Starter Recipes: Simple Dishes for New Home Cooks

Recipes for Beginners.

Cooking can feel intimidating at first. Many new cooks follow recipes word-for-word, worried that any change will ruin the meal. It’s natural to look for the simplest “recipes for beginners” to avoid mistakes, but there’s an important idea to accept early on: recipes are guides, not commandments. Once you understand that, your confidence and skill will grow much faster.

But it’s scary!

For a beginner, kitchens can look hazardous: sharp knives, hot pans and unfamiliar techniques. That stress can make you fear wasting food or serving something inedible. The reassuring truth is that most food is forgiving. If you eat a variety of things, you’ll likely find that many combinations work, and small errors rarely lead to disaster. Starting simple is fine, but don’t let fear stop you experimenting.

Flow.

Think of recipes like traffic: ingredients and steps move and shift depending on timing, heat and personal habits. A written recipe is a suggested list of components and a typical order to combine them. It’s designed to help, not to trap you. Early on, many cooks treat recipes as gospel, searching for exactness where none can realistically be guaranteed. Phrases like “simmer for 6–8 minutes,” “sauté until softened,” or “a handful of” can frustrate beginners. Those instructions assume you’ll learn to read visual and tactile cues rather than follow a stopwatch.

There are many reasons for that vagueness: varying stovetops and pans, differences in what people consider “medium” heat, and how finely ingredients are chopped all affect timing. Measuring tools help, but individual interpretations still vary. Because of these variables, the recipe writer can’t predict exactly how you’ll execute the dish—and that’s okay.

Recipes are flexible. Most aren’t legally required to be followed exactly. Treat them like paint-by-numbers rather than blueprints: staying inside the lines often produces reliable results, but stepping outside them can lead to new, pleasant discoveries. Even if the result is imperfect, it will be yours, and that ownership matters. Your version of a dish will often be something you love, even if others don’t.

Resistance is futile.

Embrace the uncertainty. The variability in recipes is not a flaw but a fact of cooking. Experimentation is how you learn what you like and how flavors interact. I once overused smoked paprika in a dressing and realized it overwhelmed the dish; the next time I restrained it and achieved a more balanced result. That lesson came from trying and adjusting, not from reading instructions alone.

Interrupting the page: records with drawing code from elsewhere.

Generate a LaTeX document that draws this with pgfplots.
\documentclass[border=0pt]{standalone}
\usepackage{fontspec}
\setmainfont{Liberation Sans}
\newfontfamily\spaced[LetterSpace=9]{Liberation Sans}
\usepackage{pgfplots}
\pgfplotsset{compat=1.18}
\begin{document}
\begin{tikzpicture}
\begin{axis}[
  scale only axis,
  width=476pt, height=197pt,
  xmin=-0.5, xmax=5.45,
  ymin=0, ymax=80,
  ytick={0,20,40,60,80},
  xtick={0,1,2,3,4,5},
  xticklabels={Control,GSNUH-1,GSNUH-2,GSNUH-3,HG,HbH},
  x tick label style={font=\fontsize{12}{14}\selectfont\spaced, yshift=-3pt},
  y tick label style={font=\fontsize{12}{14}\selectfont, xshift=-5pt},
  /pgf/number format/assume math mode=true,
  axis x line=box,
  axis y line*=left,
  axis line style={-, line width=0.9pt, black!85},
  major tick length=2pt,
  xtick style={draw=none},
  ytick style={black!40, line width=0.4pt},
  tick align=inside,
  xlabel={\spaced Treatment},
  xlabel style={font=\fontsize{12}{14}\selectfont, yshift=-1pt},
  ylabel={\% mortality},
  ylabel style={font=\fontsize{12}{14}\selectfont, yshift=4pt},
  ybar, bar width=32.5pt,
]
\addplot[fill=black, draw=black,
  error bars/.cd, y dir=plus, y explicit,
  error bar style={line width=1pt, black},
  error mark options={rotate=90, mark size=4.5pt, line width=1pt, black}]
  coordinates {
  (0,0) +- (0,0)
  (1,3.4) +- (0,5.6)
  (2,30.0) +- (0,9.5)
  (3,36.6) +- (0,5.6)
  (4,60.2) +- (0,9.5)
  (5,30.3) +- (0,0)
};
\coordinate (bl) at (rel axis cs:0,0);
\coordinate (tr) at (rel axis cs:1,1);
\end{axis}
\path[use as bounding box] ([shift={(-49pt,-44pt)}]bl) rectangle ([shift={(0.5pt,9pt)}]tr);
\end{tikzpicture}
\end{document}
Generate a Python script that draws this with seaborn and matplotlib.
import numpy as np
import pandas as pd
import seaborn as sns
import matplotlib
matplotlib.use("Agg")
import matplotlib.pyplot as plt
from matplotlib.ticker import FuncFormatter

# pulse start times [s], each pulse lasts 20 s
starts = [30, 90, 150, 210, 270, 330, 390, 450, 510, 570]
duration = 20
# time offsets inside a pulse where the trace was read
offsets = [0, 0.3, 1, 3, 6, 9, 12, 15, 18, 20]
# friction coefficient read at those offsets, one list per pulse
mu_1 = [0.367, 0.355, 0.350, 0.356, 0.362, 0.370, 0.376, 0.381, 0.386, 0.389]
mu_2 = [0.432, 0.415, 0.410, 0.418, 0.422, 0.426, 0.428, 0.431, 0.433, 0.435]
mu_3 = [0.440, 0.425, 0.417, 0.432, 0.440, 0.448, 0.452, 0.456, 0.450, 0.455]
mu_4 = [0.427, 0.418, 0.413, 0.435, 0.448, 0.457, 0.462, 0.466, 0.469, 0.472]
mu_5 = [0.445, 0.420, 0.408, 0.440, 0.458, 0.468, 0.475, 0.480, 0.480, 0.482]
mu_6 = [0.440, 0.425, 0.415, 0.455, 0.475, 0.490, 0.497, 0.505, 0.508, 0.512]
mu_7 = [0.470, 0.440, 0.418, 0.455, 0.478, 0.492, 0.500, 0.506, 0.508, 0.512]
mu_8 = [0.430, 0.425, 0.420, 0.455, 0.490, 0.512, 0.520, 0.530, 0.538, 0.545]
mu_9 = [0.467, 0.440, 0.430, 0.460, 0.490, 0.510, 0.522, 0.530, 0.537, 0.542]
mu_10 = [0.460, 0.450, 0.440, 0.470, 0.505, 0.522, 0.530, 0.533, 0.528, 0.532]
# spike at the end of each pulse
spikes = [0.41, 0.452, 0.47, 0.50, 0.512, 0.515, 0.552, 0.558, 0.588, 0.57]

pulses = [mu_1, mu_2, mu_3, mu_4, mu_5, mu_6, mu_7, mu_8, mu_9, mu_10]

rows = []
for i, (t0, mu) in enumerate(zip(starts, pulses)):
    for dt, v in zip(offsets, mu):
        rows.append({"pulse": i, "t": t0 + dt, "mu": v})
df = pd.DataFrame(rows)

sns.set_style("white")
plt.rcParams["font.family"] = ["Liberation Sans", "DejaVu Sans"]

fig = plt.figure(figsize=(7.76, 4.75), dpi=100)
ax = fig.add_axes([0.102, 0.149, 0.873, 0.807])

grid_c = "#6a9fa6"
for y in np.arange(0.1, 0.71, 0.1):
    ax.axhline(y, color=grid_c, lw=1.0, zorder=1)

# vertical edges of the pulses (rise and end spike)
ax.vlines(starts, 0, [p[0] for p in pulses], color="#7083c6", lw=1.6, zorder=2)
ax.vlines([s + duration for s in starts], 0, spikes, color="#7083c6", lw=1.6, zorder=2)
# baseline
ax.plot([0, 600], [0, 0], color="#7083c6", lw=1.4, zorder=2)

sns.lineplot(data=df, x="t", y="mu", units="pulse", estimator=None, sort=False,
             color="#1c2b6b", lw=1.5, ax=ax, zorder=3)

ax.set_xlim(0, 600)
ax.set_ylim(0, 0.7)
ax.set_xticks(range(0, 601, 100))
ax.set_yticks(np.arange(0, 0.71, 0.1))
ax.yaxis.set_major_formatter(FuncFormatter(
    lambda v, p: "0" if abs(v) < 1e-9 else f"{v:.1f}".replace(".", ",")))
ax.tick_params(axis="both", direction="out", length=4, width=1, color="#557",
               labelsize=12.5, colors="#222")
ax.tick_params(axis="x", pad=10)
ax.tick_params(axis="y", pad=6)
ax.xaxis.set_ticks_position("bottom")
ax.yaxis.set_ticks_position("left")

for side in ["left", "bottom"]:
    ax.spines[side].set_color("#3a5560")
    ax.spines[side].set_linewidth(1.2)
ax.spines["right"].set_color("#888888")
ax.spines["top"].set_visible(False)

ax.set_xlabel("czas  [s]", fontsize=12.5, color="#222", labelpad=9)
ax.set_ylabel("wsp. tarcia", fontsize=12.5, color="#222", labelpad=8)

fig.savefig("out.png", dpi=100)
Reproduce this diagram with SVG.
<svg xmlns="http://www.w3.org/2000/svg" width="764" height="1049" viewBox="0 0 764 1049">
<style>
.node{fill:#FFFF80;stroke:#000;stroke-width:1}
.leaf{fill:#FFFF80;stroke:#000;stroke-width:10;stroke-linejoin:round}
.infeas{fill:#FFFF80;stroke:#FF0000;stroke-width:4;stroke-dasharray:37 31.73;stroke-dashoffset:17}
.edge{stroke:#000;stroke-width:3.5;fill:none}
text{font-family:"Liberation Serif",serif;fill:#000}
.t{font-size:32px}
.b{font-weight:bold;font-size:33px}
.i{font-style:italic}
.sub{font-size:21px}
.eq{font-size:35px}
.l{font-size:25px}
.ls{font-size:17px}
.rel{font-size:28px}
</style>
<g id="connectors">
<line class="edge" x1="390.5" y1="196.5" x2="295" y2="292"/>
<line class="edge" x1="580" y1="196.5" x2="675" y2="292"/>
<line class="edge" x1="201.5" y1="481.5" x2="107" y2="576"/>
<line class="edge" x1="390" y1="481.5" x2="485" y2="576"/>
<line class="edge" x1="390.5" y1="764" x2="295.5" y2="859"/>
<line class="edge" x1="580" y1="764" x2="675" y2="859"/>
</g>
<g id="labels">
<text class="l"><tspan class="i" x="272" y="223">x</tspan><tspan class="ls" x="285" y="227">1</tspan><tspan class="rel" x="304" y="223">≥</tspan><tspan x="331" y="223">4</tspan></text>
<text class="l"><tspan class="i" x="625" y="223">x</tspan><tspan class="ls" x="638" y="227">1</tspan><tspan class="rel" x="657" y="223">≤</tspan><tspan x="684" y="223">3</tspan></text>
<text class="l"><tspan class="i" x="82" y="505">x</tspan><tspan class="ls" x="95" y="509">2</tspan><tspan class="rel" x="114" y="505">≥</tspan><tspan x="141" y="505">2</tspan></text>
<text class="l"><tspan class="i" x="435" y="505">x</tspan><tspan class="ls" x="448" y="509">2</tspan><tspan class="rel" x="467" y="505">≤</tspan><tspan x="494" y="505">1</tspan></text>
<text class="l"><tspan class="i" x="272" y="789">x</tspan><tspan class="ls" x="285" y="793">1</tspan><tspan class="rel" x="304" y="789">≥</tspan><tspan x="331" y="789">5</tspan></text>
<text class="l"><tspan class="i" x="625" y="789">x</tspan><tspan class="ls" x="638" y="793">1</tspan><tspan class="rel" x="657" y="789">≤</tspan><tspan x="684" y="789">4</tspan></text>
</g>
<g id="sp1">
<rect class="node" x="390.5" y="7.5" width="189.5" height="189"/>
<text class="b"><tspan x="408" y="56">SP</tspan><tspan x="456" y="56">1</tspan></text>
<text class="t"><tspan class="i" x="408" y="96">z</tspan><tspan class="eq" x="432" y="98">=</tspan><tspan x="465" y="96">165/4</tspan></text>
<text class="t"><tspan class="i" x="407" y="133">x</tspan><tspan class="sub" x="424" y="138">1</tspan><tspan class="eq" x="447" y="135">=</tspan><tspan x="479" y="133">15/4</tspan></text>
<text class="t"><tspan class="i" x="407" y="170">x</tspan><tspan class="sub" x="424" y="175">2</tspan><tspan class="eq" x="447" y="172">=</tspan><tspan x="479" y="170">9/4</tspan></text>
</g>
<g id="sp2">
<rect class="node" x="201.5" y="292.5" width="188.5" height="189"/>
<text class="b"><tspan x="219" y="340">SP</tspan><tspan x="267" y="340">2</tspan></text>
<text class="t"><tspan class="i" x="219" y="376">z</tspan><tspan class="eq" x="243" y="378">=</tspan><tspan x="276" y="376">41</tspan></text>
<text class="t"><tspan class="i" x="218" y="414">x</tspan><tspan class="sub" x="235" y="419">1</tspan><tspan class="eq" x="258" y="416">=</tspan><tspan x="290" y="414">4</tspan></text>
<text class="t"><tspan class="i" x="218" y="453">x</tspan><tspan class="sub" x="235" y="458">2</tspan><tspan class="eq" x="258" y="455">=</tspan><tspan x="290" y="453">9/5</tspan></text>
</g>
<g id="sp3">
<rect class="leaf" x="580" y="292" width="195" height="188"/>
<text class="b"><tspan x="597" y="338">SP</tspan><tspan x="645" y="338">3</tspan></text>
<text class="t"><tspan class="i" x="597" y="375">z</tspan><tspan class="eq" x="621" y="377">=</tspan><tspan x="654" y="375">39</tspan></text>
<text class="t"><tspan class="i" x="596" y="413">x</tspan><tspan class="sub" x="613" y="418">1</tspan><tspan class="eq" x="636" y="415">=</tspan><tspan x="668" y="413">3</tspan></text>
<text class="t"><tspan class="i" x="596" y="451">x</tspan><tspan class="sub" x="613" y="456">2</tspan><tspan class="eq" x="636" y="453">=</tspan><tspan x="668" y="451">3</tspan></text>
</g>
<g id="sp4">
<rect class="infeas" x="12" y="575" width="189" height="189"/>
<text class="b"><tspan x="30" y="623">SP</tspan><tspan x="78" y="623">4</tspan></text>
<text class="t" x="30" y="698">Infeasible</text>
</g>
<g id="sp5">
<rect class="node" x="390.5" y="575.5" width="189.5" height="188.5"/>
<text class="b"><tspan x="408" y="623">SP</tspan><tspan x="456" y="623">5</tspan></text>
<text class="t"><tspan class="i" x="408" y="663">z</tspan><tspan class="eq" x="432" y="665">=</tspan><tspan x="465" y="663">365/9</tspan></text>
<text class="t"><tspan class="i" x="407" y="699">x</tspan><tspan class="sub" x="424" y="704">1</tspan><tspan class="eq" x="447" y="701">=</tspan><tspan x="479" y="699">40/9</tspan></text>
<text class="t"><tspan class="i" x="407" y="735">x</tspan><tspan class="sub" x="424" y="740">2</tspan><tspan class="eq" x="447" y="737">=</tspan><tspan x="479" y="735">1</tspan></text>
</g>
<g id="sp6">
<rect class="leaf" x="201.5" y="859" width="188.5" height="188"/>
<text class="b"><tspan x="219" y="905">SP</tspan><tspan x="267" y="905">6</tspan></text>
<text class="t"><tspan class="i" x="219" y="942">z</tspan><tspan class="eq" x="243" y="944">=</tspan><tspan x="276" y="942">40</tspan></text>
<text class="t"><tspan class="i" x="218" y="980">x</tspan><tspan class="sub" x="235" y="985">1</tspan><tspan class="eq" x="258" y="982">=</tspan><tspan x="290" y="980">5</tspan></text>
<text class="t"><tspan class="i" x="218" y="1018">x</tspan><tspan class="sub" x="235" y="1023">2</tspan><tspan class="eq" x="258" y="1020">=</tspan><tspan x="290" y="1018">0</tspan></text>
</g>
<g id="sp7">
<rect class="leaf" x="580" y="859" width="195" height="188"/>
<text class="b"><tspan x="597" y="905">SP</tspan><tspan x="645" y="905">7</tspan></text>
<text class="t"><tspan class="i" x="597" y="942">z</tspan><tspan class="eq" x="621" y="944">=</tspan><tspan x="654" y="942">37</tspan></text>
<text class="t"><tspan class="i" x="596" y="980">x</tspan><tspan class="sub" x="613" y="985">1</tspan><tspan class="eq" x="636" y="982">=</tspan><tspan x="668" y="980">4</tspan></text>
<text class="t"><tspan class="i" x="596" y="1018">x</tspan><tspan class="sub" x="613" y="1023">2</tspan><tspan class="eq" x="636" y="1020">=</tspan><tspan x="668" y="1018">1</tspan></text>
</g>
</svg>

If you’re unsure about flavors, start small and taste as you go. Adjust spices, acid and salt gradually. Over time you’ll build an internal sense of balance. Remember, you’re rarely in control of every factor—different batches of spices, substitutions on hand, or slightly different produce all change outcomes—so it’s better to relax and enjoy the process.

It’s out of your control.

No matter how many times you make the same dish, it will never be identical. Minor substitutions and variations—using chicken instead of vegetable stock, swapping vegetables, or missing an ingredient—change the result and give you new learning opportunities. Accepting that unpredictability makes cooking less stressful and more creative.

As you experiment, you’ll discover combinations you enjoy and learn how much of each ingredient works for you. Don’t be afraid to tweak seasoning levels, swap vegetables, or add a chili for heat. These small changes are how your personal cooking style develops.

One last thing…

Here’s a simple guideline to keep in mind: respect structural ingredients like flour, eggs and core liquid quantities in recipes where they affect texture or chemistry (for example, baked goods or stocks). You can usually swap types—wholemeal for plain flour, chicken for vegetable stock—but keep the quantities until you gain experience. Nearly everything else—spices, herbs, sauces and many vegetables—is negotiable. Swap ingredients, add more garlic, try different spices, or change quantities to discover what you like.

Approaching recipes as outlines rather than strict rules gives you freedom and encourages discovery. Try adding a hint of cinnamon to your next cake or an unexpected herb to a stew. Small rebellions in the kitchen often lead to new favorites. Relax, experiment, and enjoy the process of making food your own.